Exercise aim> Repeat the listing word for word. No pictures belong in the copy.

Supplied data>

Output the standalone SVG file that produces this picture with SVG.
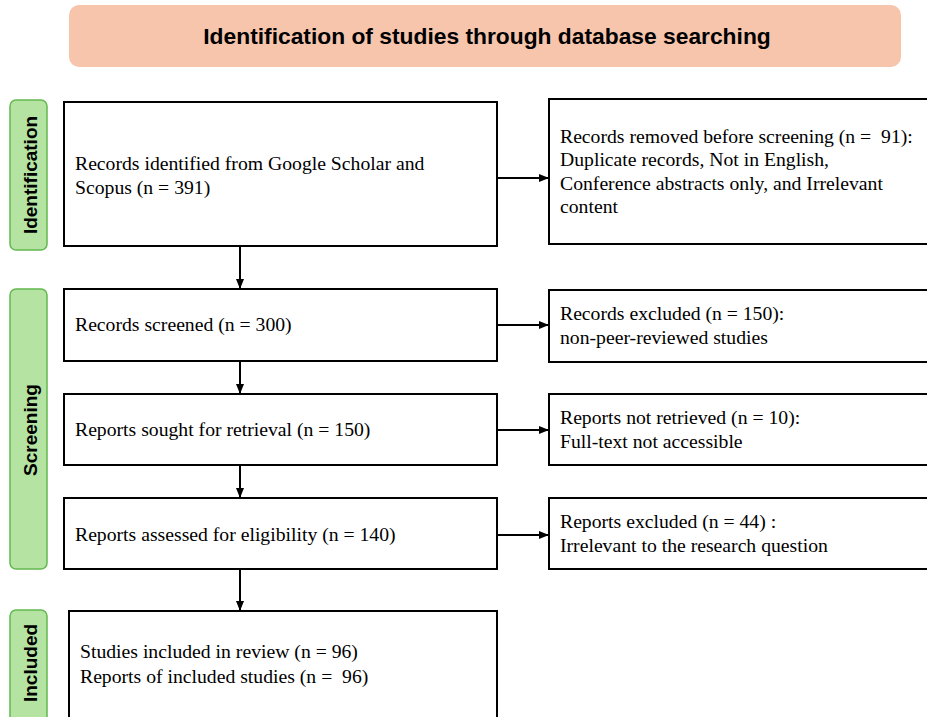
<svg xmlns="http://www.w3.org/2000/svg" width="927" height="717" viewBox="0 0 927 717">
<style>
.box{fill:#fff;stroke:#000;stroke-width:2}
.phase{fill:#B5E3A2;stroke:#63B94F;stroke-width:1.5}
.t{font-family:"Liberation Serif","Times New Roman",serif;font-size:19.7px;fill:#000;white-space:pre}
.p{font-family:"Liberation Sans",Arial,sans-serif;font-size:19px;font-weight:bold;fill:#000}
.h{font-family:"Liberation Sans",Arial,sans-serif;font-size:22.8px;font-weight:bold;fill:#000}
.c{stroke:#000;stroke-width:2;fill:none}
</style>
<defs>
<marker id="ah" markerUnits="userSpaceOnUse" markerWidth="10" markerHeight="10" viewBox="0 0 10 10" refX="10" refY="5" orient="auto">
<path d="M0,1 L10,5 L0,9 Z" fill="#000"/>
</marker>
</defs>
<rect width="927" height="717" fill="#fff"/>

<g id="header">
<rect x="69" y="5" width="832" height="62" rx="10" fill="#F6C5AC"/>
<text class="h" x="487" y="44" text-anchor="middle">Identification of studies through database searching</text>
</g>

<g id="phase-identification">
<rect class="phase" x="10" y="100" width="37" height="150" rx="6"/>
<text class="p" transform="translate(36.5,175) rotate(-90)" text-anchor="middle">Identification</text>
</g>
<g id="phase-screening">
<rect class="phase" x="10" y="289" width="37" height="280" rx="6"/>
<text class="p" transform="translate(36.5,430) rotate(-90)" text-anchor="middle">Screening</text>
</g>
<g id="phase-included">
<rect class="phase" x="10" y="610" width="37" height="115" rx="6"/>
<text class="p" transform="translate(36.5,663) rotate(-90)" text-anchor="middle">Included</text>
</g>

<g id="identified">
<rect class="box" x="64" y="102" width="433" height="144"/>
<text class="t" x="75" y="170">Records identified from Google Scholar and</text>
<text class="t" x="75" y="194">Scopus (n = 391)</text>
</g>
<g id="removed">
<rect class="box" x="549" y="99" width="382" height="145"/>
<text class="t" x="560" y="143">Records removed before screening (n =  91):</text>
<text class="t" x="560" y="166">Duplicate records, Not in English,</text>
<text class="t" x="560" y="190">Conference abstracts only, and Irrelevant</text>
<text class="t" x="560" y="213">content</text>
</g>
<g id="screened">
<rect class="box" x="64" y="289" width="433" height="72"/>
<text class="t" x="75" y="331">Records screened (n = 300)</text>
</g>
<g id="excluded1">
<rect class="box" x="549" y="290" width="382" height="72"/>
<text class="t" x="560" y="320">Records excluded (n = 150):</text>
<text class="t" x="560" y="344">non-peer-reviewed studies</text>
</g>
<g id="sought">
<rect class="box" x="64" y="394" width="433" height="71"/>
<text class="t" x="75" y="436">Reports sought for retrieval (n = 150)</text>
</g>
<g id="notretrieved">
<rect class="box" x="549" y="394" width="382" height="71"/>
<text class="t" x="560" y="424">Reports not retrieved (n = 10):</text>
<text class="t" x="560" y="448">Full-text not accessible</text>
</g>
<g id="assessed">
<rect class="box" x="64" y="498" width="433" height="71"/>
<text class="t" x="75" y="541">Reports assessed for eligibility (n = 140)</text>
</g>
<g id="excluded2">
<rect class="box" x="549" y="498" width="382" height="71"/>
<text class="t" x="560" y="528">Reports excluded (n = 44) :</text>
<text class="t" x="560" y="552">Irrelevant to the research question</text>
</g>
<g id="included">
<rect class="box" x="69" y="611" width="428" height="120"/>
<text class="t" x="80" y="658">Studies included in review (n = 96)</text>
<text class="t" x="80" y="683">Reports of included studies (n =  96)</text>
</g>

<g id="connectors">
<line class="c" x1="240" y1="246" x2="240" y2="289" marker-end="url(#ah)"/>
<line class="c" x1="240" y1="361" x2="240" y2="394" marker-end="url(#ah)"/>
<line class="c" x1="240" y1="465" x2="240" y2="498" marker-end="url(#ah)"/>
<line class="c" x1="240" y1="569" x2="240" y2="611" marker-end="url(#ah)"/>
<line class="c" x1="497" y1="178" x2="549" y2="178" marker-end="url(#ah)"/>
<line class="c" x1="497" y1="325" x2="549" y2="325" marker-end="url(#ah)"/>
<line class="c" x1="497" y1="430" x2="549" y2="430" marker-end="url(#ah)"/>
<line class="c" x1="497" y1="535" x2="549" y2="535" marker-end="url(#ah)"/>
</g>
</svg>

Solution to this problem>
Output the standalone SVG file that produces this picture with SVG.
<svg xmlns="http://www.w3.org/2000/svg" width="927" height="717" viewBox="0 0 927 717">
<style>
.box{fill:#fff;stroke:#000;stroke-width:2}
.phase{fill:#B5E3A2;stroke:#63B94F;stroke-width:1.5}
.t{font-family:"Liberation Serif","Times New Roman",serif;font-size:19.7px;fill:#000;white-space:pre}
.p{font-family:"Liberation Sans",Arial,sans-serif;font-size:19px;font-weight:bold;fill:#000}
.h{font-family:"Liberation Sans",Arial,sans-serif;font-size:22.8px;font-weight:bold;fill:#000}
.c{stroke:#000;stroke-width:2;fill:none}
</style>
<defs>
<marker id="ah" markerUnits="userSpaceOnUse" markerWidth="10" markerHeight="10" viewBox="0 0 10 10" refX="10" refY="5" orient="auto">
<path d="M0,1 L10,5 L0,9 Z" fill="#000"/>
</marker>
</defs>
<rect width="927" height="717" fill="#fff"/>

<g id="header">
<rect x="69" y="5" width="832" height="62" rx="10" fill="#F6C5AC"/>
<text class="h" x="487" y="44" text-anchor="middle">Identification of studies through database searching</text>
</g>

<g id="phase-identification">
<rect class="phase" x="10" y="100" width="37" height="150" rx="6"/>
<text class="p" transform="translate(36.5,175) rotate(-90)" text-anchor="middle">Identification</text>
</g>
<g id="phase-screening">
<rect class="phase" x="10" y="289" width="37" height="280" rx="6"/>
<text class="p" transform="translate(36.5,430) rotate(-90)" text-anchor="middle">Screening</text>
</g>
<g id="phase-included">
<rect class="phase" x="10" y="610" width="37" height="115" rx="6"/>
<text class="p" transform="translate(36.5,663) rotate(-90)" text-anchor="middle">Included</text>
</g>

<g id="identified">
<rect class="box" x="64" y="102" width="433" height="144"/>
<text class="t" x="75" y="170">Records identified from Google Scholar and</text>
<text class="t" x="75" y="194">Scopus (n = 391)</text>
</g>
<g id="removed">
<rect class="box" x="549" y="99" width="382" height="145"/>
<text class="t" x="560" y="143">Records removed before screening (n =  91):</text>
<text class="t" x="560" y="166">Duplicate records, Not in English,</text>
<text class="t" x="560" y="190">Conference abstracts only, and Irrelevant</text>
<text class="t" x="560" y="213">content</text>
</g>
<g id="screened">
<rect class="box" x="64" y="289" width="433" height="72"/>
<text class="t" x="75" y="331">Records screened (n = 300)</text>
</g>
<g id="excluded1">
<rect class="box" x="549" y="290" width="382" height="72"/>
<text class="t" x="560" y="320">Records excluded (n = 150):</text>
<text class="t" x="560" y="344">non-peer-reviewed studies</text>
</g>
<g id="sought">
<rect class="box" x="64" y="394" width="433" height="71"/>
<text class="t" x="75" y="436">Reports sought for retrieval (n = 150)</text>
</g>
<g id="notretrieved">
<rect class="box" x="549" y="394" width="382" height="71"/>
<text class="t" x="560" y="424">Reports not retrieved (n = 10):</text>
<text class="t" x="560" y="448">Full-text not accessible</text>
</g>
<g id="assessed">
<rect class="box" x="64" y="498" width="433" height="71"/>
<text class="t" x="75" y="541">Reports assessed for eligibility (n = 140)</text>
</g>
<g id="excluded2">
<rect class="box" x="549" y="498" width="382" height="71"/>
<text class="t" x="560" y="528">Reports excluded (n = 44) :</text>
<text class="t" x="560" y="552">Irrelevant to the research question</text>
</g>
<g id="included">
<rect class="box" x="69" y="611" width="428" height="120"/>
<text class="t" x="80" y="658">Studies included in review (n = 96)</text>
<text class="t" x="80" y="683">Reports of included studies (n =  96)</text>
</g>

<g id="connectors">
<line class="c" x1="240" y1="246" x2="240" y2="289" marker-end="url(#ah)"/>
<line class="c" x1="240" y1="361" x2="240" y2="394" marker-end="url(#ah)"/>
<line class="c" x1="240" y1="465" x2="240" y2="498" marker-end="url(#ah)"/>
<line class="c" x1="240" y1="569" x2="240" y2="611" marker-end="url(#ah)"/>
<line class="c" x1="497" y1="178" x2="549" y2="178" marker-end="url(#ah)"/>
<line class="c" x1="497" y1="325" x2="549" y2="325" marker-end="url(#ah)"/>
<line class="c" x1="497" y1="430" x2="549" y2="430" marker-end="url(#ah)"/>
<line class="c" x1="497" y1="535" x2="549" y2="535" marker-end="url(#ah)"/>
</g>
</svg>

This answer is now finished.